Exactly repeat the material, dropping every picture from the copy.

━━ MATERIAL

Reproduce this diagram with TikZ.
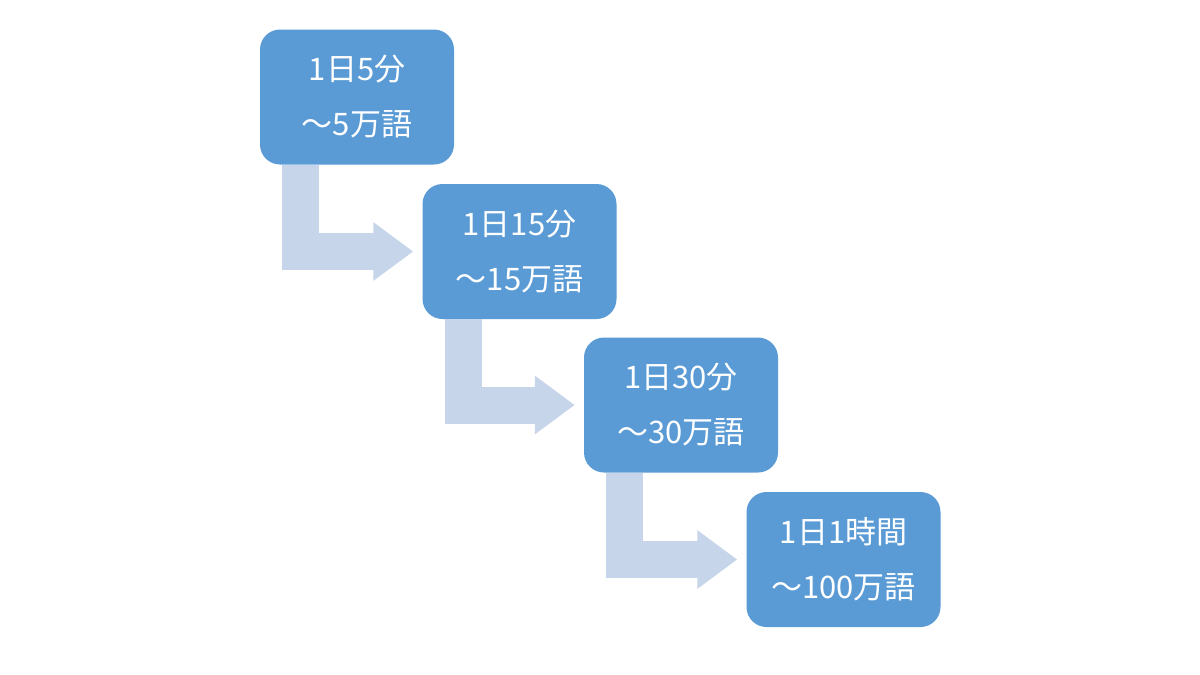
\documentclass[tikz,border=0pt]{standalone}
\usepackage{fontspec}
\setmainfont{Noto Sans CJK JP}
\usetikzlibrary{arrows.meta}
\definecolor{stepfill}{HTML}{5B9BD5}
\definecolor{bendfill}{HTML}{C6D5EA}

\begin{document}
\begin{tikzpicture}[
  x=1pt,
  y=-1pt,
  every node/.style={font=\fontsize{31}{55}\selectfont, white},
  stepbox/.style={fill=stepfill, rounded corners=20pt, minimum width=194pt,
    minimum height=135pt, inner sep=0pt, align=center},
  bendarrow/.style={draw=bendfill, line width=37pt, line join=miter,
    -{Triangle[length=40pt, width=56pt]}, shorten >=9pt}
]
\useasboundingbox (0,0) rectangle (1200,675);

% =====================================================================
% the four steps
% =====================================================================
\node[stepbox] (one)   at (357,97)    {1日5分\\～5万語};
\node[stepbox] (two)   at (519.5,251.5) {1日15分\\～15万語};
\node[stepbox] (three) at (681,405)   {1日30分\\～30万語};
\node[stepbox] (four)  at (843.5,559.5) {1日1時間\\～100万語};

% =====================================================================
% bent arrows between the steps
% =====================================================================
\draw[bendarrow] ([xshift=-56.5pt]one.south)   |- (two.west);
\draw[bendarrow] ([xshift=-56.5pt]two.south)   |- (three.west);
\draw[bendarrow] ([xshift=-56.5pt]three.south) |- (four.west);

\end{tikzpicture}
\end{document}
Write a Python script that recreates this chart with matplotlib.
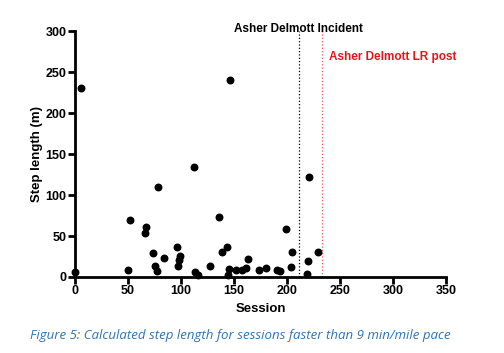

━━━━

TASK ANSWER —
Reproduce this diagram with TikZ.
\documentclass[tikz,border=0pt]{standalone}
\usepackage{fontspec}
\setmainfont{Noto Sans CJK JP}
\usetikzlibrary{arrows.meta}
\definecolor{stepfill}{HTML}{5B9BD5}
\definecolor{bendfill}{HTML}{C6D5EA}

\begin{document}
\begin{tikzpicture}[
  x=1pt,
  y=-1pt,
  every node/.style={font=\fontsize{31}{55}\selectfont, white},
  stepbox/.style={fill=stepfill, rounded corners=20pt, minimum width=194pt,
    minimum height=135pt, inner sep=0pt, align=center},
  bendarrow/.style={draw=bendfill, line width=37pt, line join=miter,
    -{Triangle[length=40pt, width=56pt]}, shorten >=9pt}
]
\useasboundingbox (0,0) rectangle (1200,675);

% =====================================================================
% the four steps
% =====================================================================
\node[stepbox] (one)   at (357,97)    {1日5分\\～5万語};
\node[stepbox] (two)   at (519.5,251.5) {1日15分\\～15万語};
\node[stepbox] (three) at (681,405)   {1日30分\\～30万語};
\node[stepbox] (four)  at (843.5,559.5) {1日1時間\\～100万語};

% =====================================================================
% bent arrows between the steps
% =====================================================================
\draw[bendarrow] ([xshift=-56.5pt]one.south)   |- (two.west);
\draw[bendarrow] ([xshift=-56.5pt]two.south)   |- (three.west);
\draw[bendarrow] ([xshift=-56.5pt]three.south) |- (four.west);

\end{tikzpicture}
\end{document}
Write a Python script that recreates this chart with matplotlib.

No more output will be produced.